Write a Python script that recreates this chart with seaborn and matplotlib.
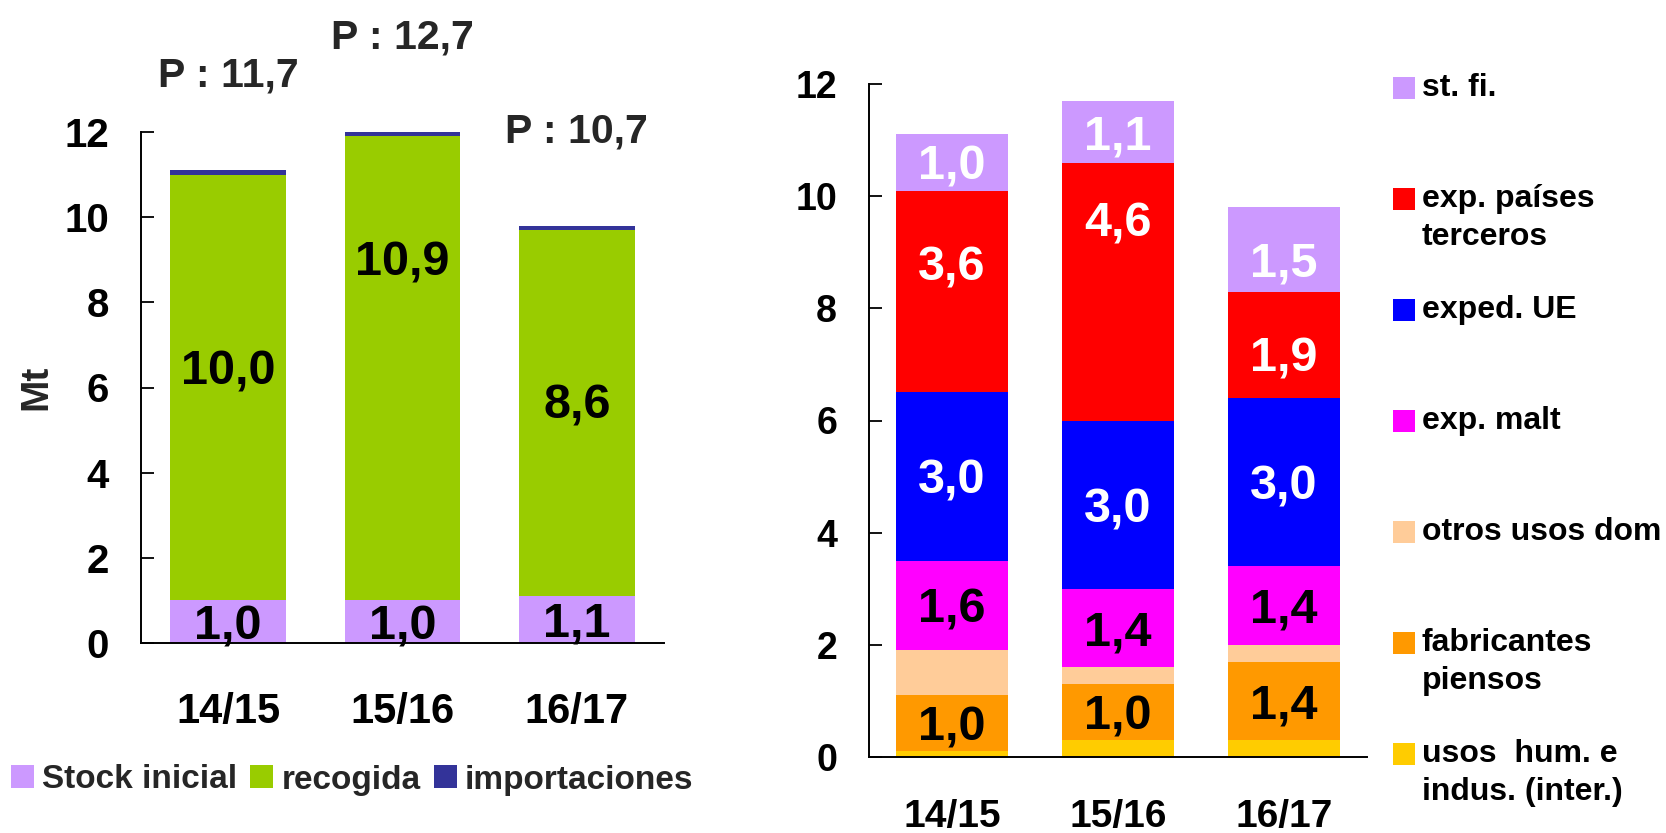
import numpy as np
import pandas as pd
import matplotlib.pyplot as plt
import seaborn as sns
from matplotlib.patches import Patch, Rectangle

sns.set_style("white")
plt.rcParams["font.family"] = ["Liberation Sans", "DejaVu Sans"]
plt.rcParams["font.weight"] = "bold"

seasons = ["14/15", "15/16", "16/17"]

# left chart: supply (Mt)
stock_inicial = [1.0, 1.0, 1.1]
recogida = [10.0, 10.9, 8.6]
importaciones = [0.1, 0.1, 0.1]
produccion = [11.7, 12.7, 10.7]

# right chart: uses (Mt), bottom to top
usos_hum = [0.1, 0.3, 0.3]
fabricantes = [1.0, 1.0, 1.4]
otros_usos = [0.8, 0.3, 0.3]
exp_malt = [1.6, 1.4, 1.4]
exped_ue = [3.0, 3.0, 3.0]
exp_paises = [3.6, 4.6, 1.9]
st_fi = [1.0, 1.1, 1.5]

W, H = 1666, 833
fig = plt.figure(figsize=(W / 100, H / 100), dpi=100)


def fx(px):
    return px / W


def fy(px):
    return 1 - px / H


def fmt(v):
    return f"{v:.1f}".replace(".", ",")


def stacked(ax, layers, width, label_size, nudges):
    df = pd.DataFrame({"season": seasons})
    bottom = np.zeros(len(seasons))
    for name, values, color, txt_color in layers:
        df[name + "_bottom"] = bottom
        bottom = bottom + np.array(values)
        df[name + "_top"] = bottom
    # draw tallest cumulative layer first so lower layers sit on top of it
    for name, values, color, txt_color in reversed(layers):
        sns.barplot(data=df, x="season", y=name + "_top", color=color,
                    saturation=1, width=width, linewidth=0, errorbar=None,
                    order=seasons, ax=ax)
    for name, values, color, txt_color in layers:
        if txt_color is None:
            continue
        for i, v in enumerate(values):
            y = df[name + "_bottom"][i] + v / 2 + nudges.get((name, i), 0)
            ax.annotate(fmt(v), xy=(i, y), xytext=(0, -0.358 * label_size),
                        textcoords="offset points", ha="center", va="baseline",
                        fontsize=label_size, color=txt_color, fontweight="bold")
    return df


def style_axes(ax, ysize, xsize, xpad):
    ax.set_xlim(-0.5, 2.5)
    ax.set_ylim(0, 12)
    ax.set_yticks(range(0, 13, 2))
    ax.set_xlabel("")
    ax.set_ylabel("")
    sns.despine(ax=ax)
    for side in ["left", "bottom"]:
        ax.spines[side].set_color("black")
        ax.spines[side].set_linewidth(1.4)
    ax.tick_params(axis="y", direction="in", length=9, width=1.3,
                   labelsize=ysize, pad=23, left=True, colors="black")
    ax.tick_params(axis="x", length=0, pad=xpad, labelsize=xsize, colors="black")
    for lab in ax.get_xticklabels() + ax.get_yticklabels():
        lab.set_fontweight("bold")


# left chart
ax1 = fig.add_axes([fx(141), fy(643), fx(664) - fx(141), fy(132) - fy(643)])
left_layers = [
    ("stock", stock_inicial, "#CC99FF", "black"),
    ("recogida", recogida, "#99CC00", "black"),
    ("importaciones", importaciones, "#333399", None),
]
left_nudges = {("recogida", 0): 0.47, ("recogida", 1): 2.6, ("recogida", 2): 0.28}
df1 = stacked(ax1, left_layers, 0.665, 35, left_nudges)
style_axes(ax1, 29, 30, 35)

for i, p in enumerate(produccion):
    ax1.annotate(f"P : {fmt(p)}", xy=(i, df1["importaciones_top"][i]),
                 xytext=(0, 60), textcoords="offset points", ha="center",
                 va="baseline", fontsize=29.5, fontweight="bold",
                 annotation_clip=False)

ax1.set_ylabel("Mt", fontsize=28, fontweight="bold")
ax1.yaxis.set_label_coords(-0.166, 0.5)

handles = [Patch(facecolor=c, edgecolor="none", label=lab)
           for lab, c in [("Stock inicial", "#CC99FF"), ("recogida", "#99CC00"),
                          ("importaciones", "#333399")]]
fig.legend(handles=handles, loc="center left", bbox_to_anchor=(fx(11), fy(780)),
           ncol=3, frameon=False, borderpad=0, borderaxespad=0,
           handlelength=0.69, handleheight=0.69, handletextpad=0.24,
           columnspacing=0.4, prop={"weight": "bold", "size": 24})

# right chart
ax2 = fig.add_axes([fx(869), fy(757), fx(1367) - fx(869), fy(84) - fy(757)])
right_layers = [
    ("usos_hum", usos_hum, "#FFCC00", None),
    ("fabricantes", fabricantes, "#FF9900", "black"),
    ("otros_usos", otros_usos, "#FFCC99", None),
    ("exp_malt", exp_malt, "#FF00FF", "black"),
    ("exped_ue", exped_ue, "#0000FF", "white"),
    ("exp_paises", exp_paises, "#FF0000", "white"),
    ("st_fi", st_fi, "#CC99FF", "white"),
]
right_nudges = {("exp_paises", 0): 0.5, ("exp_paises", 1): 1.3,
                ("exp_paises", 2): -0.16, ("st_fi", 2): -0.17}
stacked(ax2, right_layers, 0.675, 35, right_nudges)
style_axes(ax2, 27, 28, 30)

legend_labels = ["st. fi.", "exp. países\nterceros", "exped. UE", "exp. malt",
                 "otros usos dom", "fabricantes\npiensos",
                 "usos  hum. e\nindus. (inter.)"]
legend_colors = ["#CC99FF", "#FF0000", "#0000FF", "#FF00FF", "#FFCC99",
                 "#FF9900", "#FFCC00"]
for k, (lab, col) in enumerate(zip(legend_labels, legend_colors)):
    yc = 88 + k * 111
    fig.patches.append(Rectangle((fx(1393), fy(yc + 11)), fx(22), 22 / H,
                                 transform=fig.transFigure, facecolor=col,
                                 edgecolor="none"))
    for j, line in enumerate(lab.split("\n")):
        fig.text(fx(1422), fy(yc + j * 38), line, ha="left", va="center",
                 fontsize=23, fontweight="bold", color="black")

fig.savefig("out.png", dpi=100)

^^^^^^^^

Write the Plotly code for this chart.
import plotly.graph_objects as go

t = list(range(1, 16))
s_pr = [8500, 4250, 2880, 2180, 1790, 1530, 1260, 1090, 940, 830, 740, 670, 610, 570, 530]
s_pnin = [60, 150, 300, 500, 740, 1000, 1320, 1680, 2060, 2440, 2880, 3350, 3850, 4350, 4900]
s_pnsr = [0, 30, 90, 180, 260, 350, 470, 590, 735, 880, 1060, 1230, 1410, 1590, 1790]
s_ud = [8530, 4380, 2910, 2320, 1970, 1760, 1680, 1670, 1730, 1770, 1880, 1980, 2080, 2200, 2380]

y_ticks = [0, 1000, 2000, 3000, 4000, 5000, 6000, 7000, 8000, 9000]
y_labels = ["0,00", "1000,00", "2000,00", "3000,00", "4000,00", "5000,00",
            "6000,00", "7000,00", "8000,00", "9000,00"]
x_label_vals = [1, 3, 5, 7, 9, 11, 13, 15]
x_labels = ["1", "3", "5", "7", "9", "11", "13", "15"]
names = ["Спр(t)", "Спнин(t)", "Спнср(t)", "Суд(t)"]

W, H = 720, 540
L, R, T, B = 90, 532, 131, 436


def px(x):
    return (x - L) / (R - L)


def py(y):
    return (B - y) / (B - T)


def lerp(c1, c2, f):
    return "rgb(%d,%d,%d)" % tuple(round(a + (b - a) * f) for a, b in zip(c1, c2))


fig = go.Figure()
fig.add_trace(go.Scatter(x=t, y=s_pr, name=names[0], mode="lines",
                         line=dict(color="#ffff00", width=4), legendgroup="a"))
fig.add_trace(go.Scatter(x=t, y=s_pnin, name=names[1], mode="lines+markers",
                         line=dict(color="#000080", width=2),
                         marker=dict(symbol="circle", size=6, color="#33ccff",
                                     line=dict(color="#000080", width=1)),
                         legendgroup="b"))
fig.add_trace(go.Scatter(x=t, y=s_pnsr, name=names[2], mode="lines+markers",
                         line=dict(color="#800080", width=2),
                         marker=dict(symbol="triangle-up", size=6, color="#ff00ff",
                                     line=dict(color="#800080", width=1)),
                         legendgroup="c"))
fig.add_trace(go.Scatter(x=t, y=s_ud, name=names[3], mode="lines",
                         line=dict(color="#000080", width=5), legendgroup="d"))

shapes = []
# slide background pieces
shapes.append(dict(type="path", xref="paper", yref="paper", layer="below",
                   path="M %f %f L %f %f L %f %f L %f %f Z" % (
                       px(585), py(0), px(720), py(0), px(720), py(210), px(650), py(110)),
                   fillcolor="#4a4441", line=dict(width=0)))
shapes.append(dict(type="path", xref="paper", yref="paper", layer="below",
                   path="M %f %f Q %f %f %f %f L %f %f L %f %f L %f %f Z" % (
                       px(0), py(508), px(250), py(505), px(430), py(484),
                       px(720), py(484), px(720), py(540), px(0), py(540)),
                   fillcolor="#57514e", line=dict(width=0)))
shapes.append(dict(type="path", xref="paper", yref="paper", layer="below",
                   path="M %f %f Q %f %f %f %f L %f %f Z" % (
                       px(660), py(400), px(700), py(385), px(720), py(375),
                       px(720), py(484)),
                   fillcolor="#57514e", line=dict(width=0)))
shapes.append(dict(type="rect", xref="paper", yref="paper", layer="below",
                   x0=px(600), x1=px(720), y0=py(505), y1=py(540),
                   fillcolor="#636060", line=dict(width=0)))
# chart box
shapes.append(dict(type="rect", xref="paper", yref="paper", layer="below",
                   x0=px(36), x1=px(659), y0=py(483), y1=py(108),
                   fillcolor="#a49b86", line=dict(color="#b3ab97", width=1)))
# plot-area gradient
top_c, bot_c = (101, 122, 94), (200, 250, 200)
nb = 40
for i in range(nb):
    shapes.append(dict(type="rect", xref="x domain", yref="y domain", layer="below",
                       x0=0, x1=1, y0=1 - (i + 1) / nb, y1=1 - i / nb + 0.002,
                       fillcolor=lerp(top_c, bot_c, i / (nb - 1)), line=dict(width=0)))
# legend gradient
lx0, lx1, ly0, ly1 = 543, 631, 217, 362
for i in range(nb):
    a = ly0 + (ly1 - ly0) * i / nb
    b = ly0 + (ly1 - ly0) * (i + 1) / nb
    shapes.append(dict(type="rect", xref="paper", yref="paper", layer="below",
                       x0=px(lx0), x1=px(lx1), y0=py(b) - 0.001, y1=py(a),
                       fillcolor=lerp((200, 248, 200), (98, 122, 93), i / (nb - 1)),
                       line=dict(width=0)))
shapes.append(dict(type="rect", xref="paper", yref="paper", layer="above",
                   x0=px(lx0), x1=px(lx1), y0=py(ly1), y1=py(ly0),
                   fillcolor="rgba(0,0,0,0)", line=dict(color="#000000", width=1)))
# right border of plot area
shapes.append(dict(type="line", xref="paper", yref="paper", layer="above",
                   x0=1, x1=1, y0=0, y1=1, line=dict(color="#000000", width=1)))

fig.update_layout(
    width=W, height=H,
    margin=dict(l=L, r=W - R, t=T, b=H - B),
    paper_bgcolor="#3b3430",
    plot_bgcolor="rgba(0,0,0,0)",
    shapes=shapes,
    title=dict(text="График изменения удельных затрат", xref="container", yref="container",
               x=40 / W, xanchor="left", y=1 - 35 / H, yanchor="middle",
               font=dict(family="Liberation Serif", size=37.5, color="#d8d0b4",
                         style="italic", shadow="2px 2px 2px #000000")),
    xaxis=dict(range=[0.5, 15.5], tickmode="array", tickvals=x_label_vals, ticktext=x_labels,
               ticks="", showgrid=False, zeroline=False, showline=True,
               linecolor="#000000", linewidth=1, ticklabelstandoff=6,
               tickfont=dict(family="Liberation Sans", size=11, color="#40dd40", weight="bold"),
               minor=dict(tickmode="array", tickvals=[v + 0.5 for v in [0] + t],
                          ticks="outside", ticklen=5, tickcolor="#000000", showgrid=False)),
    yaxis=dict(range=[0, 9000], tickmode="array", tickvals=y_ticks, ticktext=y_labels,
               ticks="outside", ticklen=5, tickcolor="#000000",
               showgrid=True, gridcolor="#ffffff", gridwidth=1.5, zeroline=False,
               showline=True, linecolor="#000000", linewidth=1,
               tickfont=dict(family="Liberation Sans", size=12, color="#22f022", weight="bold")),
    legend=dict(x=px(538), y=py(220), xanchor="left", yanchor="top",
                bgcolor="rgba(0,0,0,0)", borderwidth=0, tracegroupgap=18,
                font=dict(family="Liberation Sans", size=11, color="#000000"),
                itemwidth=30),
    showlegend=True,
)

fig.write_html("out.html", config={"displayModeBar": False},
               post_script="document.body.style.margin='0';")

^^^^^^^^

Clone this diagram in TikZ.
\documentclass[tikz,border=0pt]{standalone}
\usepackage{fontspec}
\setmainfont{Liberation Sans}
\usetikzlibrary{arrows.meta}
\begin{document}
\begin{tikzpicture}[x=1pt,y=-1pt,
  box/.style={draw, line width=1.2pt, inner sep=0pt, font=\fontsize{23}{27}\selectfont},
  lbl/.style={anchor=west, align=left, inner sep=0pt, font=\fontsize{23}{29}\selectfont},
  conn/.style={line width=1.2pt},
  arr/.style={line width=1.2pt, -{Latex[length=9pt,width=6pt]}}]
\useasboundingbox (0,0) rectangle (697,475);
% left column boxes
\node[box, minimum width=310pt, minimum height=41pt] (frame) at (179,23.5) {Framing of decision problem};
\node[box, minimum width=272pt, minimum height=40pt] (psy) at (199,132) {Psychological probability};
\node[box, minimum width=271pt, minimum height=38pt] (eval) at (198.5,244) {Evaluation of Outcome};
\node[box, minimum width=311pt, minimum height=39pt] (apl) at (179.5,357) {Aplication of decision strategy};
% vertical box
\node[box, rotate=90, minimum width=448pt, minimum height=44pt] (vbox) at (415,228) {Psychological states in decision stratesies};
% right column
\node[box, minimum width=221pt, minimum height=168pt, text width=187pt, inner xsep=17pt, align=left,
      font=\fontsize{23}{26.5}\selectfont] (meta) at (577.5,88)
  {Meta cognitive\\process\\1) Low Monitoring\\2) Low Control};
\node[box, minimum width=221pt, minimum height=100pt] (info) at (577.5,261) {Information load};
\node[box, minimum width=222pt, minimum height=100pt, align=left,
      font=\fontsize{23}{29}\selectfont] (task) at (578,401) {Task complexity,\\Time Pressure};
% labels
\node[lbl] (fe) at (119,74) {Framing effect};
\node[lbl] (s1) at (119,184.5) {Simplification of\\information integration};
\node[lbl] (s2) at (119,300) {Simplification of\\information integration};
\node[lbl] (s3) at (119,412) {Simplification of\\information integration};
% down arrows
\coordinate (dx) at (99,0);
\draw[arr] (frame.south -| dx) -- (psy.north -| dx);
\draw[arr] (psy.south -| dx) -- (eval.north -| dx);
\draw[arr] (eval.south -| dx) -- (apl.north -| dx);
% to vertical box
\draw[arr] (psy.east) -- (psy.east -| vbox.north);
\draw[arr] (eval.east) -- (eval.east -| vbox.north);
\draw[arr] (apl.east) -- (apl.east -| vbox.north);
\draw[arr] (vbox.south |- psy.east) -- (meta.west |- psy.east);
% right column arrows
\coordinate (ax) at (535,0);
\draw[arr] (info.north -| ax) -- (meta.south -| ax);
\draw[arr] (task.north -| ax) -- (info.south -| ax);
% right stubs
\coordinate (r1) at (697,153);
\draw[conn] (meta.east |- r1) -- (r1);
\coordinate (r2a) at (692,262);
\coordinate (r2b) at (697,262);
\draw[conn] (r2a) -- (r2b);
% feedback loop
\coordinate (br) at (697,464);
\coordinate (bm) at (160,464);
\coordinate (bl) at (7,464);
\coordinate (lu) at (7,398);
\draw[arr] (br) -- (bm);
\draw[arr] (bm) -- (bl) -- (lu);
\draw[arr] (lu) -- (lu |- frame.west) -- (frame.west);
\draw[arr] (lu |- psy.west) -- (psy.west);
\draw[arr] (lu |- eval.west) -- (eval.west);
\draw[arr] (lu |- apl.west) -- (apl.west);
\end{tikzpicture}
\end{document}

^^^^^^^^

Challenge:
Nothing beyond the required lines should be retyped: start with the line that contains "Write the Plotly code for this chart." and finish with the line that contains "in zip(c1, c2))".

Task output:
Write the Plotly code for this chart.
import plotly.graph_objects as go

t = list(range(1, 16))
s_pr = [8500, 4250, 2880, 2180, 1790, 1530, 1260, 1090, 940, 830, 740, 670, 610, 570, 530]
s_pnin = [60, 150, 300, 500, 740, 1000, 1320, 1680, 2060, 2440, 2880, 3350, 3850, 4350, 4900]
s_pnsr = [0, 30, 90, 180, 260, 350, 470, 590, 735, 880, 1060, 1230, 1410, 1590, 1790]
s_ud = [8530, 4380, 2910, 2320, 1970, 1760, 1680, 1670, 1730, 1770, 1880, 1980, 2080, 2200, 2380]

y_ticks = [0, 1000, 2000, 3000, 4000, 5000, 6000, 7000, 8000, 9000]
y_labels = ["0,00", "1000,00", "2000,00", "3000,00", "4000,00", "5000,00",
            "6000,00", "7000,00", "8000,00", "9000,00"]
x_label_vals = [1, 3, 5, 7, 9, 11, 13, 15]
x_labels = ["1", "3", "5", "7", "9", "11", "13", "15"]
names = ["Спр(t)", "Спнин(t)", "Спнср(t)", "Суд(t)"]

W, H = 720, 540
L, R, T, B = 90, 532, 131, 436


def px(x):
    return (x - L) / (R - L)


def py(y):
    return (B - y) / (B - T)


def lerp(c1, c2, f):
    return "rgb(%d,%d,%d)" % tuple(round(a + (b - a) * f) for a, b in zip(c1, c2))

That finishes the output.